▶ [GIVEN TASK] Starting at the first line of the entries, extract each line up to and including the one that contains "height = 392", but leave out the pictures.

▶ [RECORDS SUPPLIED]
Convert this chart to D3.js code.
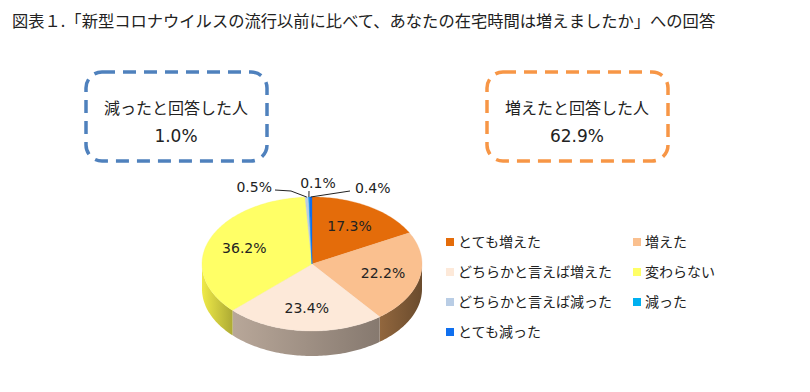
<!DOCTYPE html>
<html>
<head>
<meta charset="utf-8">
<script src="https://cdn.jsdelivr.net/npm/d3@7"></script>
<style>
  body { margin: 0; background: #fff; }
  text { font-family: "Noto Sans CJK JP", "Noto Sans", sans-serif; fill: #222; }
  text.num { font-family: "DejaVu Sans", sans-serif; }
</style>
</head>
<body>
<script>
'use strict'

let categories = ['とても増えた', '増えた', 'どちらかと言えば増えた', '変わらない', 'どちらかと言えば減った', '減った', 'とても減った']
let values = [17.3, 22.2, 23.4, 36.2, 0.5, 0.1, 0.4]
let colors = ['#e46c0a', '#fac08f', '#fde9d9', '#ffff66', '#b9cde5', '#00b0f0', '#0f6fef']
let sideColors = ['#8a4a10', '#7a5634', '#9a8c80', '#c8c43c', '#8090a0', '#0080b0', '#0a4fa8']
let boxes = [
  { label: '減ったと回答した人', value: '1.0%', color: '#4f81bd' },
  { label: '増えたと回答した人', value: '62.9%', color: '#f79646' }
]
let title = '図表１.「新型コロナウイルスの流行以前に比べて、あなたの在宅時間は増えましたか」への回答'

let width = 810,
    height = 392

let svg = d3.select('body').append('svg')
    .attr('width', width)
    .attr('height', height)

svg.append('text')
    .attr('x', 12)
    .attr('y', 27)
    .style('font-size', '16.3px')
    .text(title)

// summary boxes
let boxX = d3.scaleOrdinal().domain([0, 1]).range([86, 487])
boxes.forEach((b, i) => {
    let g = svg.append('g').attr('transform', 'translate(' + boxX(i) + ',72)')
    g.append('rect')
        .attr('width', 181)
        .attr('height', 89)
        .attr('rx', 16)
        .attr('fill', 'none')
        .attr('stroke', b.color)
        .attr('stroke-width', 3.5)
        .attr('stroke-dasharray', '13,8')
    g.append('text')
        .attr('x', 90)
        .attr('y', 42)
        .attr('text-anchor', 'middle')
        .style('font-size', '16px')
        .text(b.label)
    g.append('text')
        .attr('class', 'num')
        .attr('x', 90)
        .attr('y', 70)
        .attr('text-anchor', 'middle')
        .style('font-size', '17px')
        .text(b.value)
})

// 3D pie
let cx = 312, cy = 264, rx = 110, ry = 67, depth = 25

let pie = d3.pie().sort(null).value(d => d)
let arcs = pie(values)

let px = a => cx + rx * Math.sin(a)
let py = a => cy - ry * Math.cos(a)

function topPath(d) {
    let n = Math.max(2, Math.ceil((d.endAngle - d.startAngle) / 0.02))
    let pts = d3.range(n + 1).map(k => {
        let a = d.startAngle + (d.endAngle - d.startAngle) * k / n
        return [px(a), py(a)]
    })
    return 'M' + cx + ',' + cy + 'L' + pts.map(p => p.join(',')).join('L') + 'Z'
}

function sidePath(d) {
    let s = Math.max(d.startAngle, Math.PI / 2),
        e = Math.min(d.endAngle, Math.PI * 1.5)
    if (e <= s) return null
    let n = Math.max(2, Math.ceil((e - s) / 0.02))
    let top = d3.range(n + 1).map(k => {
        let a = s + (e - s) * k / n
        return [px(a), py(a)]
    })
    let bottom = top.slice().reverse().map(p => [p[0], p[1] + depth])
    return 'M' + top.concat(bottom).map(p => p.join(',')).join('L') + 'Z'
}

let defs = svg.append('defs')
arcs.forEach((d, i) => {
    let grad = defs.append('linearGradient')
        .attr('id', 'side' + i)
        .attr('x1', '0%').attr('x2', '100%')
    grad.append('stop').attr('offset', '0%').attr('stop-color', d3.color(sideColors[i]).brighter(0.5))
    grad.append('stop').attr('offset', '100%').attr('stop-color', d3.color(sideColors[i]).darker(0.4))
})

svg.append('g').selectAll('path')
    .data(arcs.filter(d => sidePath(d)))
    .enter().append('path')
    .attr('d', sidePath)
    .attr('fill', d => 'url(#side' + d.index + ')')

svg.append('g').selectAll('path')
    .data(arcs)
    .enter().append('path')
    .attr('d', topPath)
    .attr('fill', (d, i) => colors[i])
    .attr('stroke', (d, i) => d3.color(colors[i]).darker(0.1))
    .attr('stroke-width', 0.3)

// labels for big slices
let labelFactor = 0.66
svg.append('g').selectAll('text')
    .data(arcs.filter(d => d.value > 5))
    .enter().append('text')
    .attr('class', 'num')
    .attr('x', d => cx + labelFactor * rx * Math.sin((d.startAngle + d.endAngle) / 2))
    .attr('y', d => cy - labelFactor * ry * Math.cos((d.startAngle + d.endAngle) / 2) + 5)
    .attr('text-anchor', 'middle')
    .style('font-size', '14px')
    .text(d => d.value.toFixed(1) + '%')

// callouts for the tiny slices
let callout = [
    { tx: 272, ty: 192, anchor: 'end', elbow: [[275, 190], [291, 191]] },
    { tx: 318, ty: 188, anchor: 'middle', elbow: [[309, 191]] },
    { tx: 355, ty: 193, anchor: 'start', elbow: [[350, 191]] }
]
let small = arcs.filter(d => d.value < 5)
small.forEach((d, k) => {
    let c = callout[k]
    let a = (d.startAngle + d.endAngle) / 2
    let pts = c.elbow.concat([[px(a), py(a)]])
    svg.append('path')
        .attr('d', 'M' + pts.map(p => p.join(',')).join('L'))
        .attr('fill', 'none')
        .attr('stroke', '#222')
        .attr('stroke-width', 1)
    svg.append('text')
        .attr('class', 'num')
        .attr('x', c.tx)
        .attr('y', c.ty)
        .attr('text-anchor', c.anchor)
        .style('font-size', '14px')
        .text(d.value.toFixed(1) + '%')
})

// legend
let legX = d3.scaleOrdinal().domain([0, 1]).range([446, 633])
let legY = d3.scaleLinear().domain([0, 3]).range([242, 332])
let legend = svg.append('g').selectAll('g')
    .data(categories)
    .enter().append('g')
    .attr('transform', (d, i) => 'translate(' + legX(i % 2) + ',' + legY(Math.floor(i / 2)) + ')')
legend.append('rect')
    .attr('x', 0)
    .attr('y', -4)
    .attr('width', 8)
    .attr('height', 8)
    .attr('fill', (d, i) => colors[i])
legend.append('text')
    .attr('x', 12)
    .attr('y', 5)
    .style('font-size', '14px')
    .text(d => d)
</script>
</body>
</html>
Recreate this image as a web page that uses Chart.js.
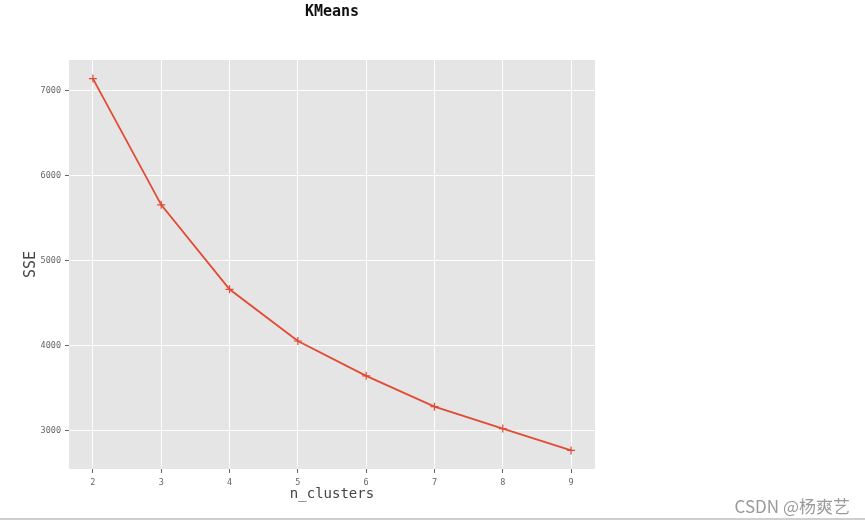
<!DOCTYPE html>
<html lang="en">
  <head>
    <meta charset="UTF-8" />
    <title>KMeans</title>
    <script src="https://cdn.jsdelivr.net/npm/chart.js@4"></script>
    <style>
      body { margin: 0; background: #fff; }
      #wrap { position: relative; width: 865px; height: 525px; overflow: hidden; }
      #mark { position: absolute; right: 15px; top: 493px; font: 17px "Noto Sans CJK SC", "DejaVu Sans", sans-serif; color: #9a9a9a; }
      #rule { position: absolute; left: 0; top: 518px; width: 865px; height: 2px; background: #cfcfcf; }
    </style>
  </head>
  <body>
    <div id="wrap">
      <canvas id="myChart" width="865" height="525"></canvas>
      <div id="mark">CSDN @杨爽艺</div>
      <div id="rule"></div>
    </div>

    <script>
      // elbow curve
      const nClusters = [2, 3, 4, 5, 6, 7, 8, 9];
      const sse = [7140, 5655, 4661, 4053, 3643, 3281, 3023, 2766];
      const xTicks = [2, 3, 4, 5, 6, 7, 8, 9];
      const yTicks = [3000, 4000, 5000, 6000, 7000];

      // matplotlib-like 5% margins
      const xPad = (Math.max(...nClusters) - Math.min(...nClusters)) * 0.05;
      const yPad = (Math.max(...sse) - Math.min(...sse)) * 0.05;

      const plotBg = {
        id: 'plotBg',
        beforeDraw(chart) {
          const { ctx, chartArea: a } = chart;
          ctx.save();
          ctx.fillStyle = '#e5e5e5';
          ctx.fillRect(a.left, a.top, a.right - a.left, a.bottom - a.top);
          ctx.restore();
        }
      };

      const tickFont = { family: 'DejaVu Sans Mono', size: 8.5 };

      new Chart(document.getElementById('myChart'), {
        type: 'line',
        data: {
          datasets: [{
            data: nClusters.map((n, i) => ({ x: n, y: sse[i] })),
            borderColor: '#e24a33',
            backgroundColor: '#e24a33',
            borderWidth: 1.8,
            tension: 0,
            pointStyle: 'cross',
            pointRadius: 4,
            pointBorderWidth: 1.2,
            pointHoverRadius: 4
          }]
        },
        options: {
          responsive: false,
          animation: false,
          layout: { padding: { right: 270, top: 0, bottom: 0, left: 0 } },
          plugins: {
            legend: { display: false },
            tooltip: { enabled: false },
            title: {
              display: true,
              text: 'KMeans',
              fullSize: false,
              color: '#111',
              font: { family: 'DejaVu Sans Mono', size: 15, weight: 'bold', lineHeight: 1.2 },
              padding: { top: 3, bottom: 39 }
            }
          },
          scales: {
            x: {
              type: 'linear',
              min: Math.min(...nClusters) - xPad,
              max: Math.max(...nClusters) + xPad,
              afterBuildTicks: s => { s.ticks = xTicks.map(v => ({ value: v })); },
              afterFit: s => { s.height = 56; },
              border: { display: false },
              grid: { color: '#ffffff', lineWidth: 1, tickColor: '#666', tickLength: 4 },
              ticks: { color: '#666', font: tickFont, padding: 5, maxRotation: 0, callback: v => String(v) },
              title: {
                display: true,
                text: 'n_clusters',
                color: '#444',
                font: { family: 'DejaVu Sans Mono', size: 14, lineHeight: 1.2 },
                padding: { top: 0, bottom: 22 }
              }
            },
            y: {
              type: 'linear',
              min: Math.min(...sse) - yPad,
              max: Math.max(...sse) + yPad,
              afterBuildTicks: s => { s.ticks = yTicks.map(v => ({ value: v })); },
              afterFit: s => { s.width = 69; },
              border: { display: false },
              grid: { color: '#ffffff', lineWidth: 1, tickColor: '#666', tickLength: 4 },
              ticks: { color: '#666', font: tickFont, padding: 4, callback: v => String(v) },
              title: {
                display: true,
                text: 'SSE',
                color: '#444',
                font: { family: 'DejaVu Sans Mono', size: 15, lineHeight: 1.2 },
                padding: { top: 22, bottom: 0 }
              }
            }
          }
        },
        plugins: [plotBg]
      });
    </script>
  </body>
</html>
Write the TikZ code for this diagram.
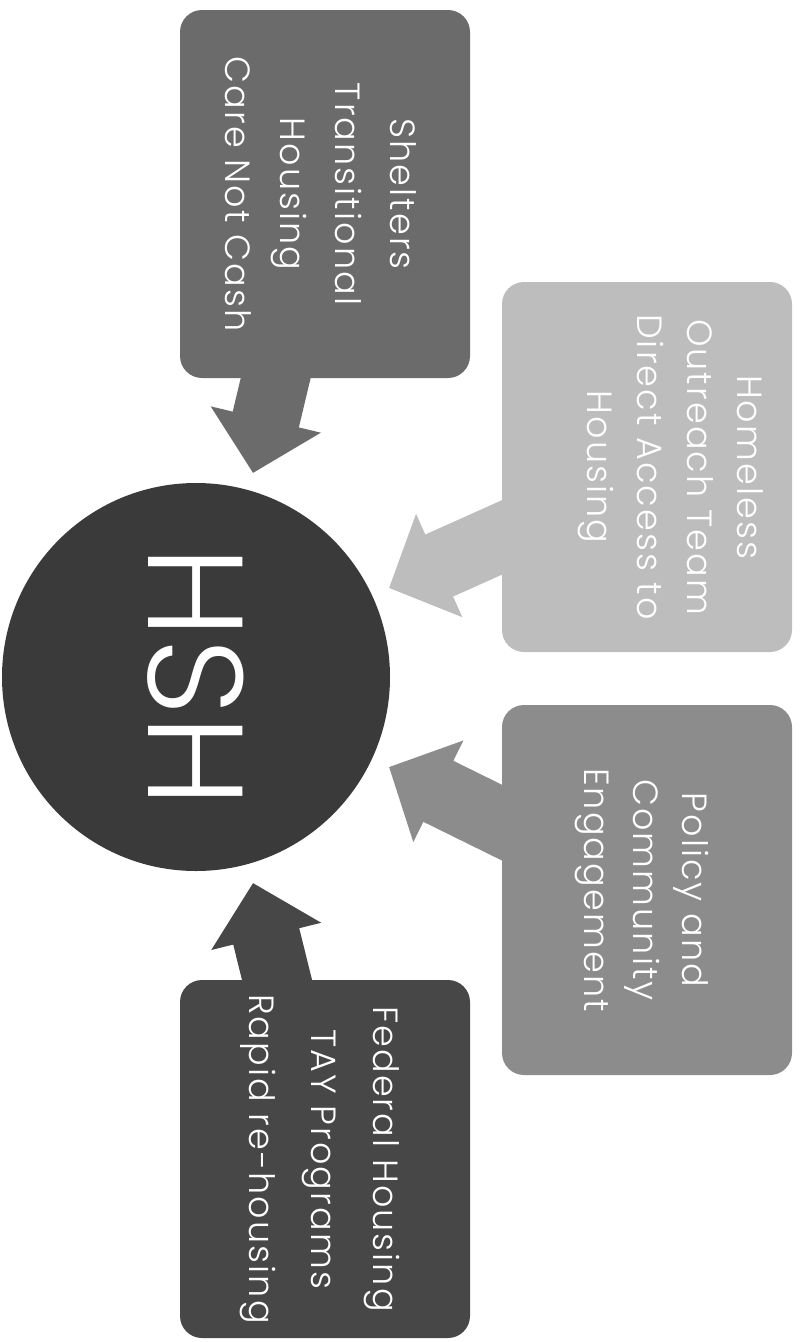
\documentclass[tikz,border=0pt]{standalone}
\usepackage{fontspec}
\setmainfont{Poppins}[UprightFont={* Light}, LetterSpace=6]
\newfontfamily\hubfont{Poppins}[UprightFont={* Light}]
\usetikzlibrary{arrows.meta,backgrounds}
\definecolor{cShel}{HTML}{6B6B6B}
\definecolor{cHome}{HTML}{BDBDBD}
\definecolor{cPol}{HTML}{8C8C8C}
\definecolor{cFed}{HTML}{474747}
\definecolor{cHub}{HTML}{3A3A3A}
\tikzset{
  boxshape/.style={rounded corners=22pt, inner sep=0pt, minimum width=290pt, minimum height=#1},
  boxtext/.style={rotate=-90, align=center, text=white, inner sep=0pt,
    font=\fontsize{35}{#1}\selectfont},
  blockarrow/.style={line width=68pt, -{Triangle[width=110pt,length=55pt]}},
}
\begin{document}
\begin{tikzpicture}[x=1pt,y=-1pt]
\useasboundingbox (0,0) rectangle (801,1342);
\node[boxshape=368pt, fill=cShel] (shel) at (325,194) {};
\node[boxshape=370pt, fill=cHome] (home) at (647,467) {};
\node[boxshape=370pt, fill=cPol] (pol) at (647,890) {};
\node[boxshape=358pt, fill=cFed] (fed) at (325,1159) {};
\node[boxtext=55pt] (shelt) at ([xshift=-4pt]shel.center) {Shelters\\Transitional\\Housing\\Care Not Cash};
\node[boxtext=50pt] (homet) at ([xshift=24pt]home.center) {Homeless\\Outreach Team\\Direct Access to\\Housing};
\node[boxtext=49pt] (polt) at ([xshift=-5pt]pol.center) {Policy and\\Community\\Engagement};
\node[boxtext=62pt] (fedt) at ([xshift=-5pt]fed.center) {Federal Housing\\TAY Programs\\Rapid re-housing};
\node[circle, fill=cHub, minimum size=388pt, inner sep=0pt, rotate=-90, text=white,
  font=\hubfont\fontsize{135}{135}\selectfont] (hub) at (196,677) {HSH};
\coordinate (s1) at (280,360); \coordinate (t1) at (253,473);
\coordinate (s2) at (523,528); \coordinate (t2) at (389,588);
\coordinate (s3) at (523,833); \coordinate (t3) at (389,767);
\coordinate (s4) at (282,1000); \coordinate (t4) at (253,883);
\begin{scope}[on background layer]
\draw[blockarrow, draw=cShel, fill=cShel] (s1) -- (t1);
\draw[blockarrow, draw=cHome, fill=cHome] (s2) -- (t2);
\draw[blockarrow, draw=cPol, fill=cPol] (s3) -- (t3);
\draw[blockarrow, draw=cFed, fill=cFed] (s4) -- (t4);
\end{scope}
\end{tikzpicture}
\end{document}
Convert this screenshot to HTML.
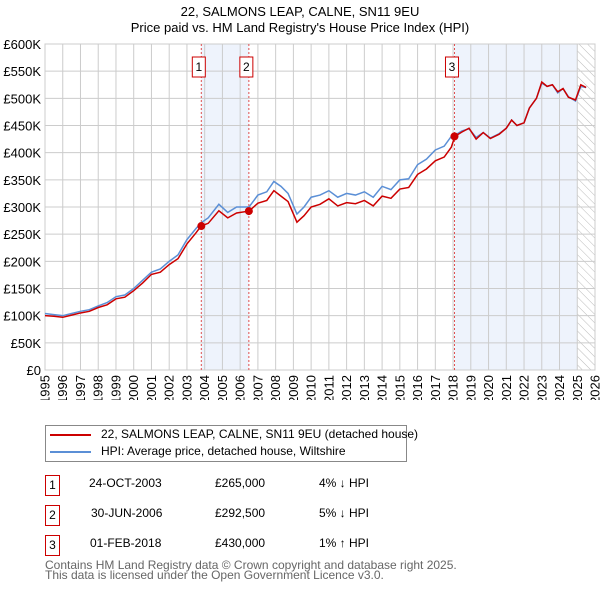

▶ [RESPONSE]
Convert this chart to D3.js code.
<!DOCTYPE html>
<html>
<head>
<meta charset="utf-8">
<script src="https://cdn.jsdelivr.net/npm/d3@7"></script>
<style>
  body { margin: 0; background: #fff; }
  text { font-family: "Noto Sans CJK JP", "Noto Sans", sans-serif; fill: #222; }
  text.num { font-family: "DejaVu Sans", sans-serif; }
</style>
</head>
<body>
<script>
'use strict'

let categories = ['とても増えた', '増えた', 'どちらかと言えば増えた', '変わらない', 'どちらかと言えば減った', '減った', 'とても減った']
let values = [17.3, 22.2, 23.4, 36.2, 0.5, 0.1, 0.4]
let colors = ['#e46c0a', '#fac08f', '#fde9d9', '#ffff66', '#b9cde5', '#00b0f0', '#0f6fef']
let sideColors = ['#8a4a10', '#7a5634', '#9a8c80', '#c8c43c', '#8090a0', '#0080b0', '#0a4fa8']
let boxes = [
  { label: '減ったと回答した人', value: '1.0%', color: '#4f81bd' },
  { label: '増えたと回答した人', value: '62.9%', color: '#f79646' }
]
let title = '図表１.「新型コロナウイルスの流行以前に比べて、あなたの在宅時間は増えましたか」への回答'

let width = 810,
    height = 392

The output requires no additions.